[GOAL] Can you transcribe every line exactly and leave the pictures behind?

[GIVEN MATERIAL]
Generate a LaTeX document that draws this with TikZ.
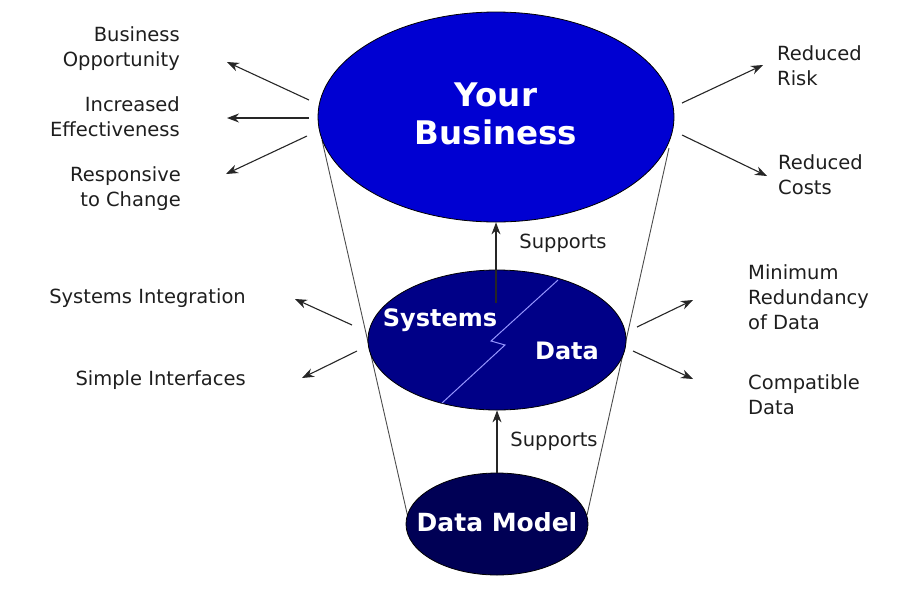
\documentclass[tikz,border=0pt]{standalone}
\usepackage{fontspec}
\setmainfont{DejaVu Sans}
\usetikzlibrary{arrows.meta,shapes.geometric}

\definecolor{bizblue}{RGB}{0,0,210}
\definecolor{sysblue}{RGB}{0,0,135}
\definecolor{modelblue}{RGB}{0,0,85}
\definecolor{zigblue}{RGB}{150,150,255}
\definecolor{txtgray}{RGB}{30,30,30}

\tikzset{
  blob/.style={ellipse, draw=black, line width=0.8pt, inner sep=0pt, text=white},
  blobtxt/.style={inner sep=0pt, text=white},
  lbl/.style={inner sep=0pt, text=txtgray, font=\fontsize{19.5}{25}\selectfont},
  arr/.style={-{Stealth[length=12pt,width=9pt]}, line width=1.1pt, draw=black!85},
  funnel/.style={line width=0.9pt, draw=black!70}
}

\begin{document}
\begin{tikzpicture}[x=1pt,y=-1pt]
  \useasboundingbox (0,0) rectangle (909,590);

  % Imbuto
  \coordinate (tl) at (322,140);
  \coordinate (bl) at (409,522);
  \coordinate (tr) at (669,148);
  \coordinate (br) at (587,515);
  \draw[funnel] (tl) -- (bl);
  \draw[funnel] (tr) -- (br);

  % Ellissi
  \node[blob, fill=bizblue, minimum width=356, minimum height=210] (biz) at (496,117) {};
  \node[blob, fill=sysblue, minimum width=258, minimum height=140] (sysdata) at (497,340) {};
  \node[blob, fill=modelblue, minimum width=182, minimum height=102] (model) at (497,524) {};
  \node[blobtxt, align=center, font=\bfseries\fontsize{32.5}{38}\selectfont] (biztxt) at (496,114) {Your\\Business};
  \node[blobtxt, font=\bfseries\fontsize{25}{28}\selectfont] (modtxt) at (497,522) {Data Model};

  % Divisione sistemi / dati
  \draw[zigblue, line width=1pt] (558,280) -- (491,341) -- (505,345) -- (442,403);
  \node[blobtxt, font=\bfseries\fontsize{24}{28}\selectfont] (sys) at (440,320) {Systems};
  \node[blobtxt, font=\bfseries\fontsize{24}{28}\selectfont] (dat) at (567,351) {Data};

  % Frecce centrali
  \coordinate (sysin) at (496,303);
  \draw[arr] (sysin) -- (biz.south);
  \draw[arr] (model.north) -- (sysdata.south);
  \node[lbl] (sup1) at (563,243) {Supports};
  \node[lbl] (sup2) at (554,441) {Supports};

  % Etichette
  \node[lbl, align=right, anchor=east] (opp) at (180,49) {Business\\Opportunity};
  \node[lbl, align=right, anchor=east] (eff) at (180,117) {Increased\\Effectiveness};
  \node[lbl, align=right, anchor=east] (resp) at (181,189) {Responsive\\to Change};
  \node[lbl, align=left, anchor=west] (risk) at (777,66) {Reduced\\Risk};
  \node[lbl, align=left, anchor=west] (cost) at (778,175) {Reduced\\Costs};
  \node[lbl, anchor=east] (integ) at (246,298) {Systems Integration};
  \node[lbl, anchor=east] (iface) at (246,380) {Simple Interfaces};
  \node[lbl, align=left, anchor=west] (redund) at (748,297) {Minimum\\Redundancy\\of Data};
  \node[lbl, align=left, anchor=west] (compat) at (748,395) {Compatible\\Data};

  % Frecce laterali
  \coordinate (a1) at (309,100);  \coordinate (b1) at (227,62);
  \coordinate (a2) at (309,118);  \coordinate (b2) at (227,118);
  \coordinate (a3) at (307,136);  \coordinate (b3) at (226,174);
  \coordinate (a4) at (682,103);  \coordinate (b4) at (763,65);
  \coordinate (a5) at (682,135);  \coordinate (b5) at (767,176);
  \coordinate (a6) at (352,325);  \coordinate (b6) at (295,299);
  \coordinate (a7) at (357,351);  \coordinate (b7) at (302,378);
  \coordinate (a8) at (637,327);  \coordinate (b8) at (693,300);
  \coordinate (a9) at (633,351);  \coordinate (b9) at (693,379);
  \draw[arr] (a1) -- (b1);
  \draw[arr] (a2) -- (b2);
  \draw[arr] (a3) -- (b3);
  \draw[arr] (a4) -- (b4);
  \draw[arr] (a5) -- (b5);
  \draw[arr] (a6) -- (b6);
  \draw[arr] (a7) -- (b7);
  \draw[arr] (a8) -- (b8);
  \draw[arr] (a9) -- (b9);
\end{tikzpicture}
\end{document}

[OUTPUT]
Generate a LaTeX document that draws this with TikZ.
\documentclass[tikz,border=0pt]{standalone}
\usepackage{fontspec}
\setmainfont{DejaVu Sans}
\usetikzlibrary{arrows.meta,shapes.geometric}

\definecolor{bizblue}{RGB}{0,0,210}
\definecolor{sysblue}{RGB}{0,0,135}
\definecolor{modelblue}{RGB}{0,0,85}
\definecolor{zigblue}{RGB}{150,150,255}
\definecolor{txtgray}{RGB}{30,30,30}

\tikzset{
  blob/.style={ellipse, draw=black, line width=0.8pt, inner sep=0pt, text=white},
  blobtxt/.style={inner sep=0pt, text=white},
  lbl/.style={inner sep=0pt, text=txtgray, font=\fontsize{19.5}{25}\selectfont},
  arr/.style={-{Stealth[length=12pt,width=9pt]}, line width=1.1pt, draw=black!85},
  funnel/.style={line width=0.9pt, draw=black!70}
}

\begin{document}
\begin{tikzpicture}[x=1pt,y=-1pt]
  \useasboundingbox (0,0) rectangle (909,590);

  % Imbuto
  \coordinate (tl) at (322,140);
  \coordinate (bl) at (409,522);
  \coordinate (tr) at (669,148);
  \coordinate (br) at (587,515);
  \draw[funnel] (tl) -- (bl);
  \draw[funnel] (tr) -- (br);

  % Ellissi
  \node[blob, fill=bizblue, minimum width=356, minimum height=210] (biz) at (496,117) {};
  \node[blob, fill=sysblue, minimum width=258, minimum height=140] (sysdata) at (497,340) {};
  \node[blob, fill=modelblue, minimum width=182, minimum height=102] (model) at (497,524) {};
  \node[blobtxt, align=center, font=\bfseries\fontsize{32.5}{38}\selectfont] (biztxt) at (496,114) {Your\\Business};
  \node[blobtxt, font=\bfseries\fontsize{25}{28}\selectfont] (modtxt) at (497,522) {Data Model};

  % Divisione sistemi / dati
  \draw[zigblue, line width=1pt] (558,280) -- (491,341) -- (505,345) -- (442,403);
  \node[blobtxt, font=\bfseries\fontsize{24}{28}\selectfont] (sys) at (440,320) {Systems};
  \node[blobtxt, font=\bfseries\fontsize{24}{28}\selectfont] (dat) at (567,351) {Data};

  % Frecce centrali
  \coordinate (sysin) at (496,303);
  \draw[arr] (sysin) -- (biz.south);
  \draw[arr] (model.north) -- (sysdata.south);
  \node[lbl] (sup1) at (563,243) {Supports};
  \node[lbl] (sup2) at (554,441) {Supports};

  % Etichette
  \node[lbl, align=right, anchor=east] (opp) at (180,49) {Business\\Opportunity};
  \node[lbl, align=right, anchor=east] (eff) at (180,117) {Increased\\Effectiveness};
  \node[lbl, align=right, anchor=east] (resp) at (181,189) {Responsive\\to Change};
  \node[lbl, align=left, anchor=west] (risk) at (777,66) {Reduced\\Risk};
  \node[lbl, align=left, anchor=west] (cost) at (778,175) {Reduced\\Costs};
  \node[lbl, anchor=east] (integ) at (246,298) {Systems Integration};
  \node[lbl, anchor=east] (iface) at (246,380) {Simple Interfaces};
  \node[lbl, align=left, anchor=west] (redund) at (748,297) {Minimum\\Redundancy\\of Data};
  \node[lbl, align=left, anchor=west] (compat) at (748,395) {Compatible\\Data};

  % Frecce laterali
  \coordinate (a1) at (309,100);  \coordinate (b1) at (227,62);
  \coordinate (a2) at (309,118);  \coordinate (b2) at (227,118);
  \coordinate (a3) at (307,136);  \coordinate (b3) at (226,174);
  \coordinate (a4) at (682,103);  \coordinate (b4) at (763,65);
  \coordinate (a5) at (682,135);  \coordinate (b5) at (767,176);
  \coordinate (a6) at (352,325);  \coordinate (b6) at (295,299);
  \coordinate (a7) at (357,351);  \coordinate (b7) at (302,378);
  \coordinate (a8) at (637,327);  \coordinate (b8) at (693,300);
  \coordinate (a9) at (633,351);  \coordinate (b9) at (693,379);
  \draw[arr] (a1) -- (b1);
  \draw[arr] (a2) -- (b2);
  \draw[arr] (a3) -- (b3);
  \draw[arr] (a4) -- (b4);
  \draw[arr] (a5) -- (b5);
  \draw[arr] (a6) -- (b6);
  \draw[arr] (a7) -- (b7);
  \draw[arr] (a8) -- (b8);
  \draw[arr] (a9) -- (b9);
\end{tikzpicture}
\end{document}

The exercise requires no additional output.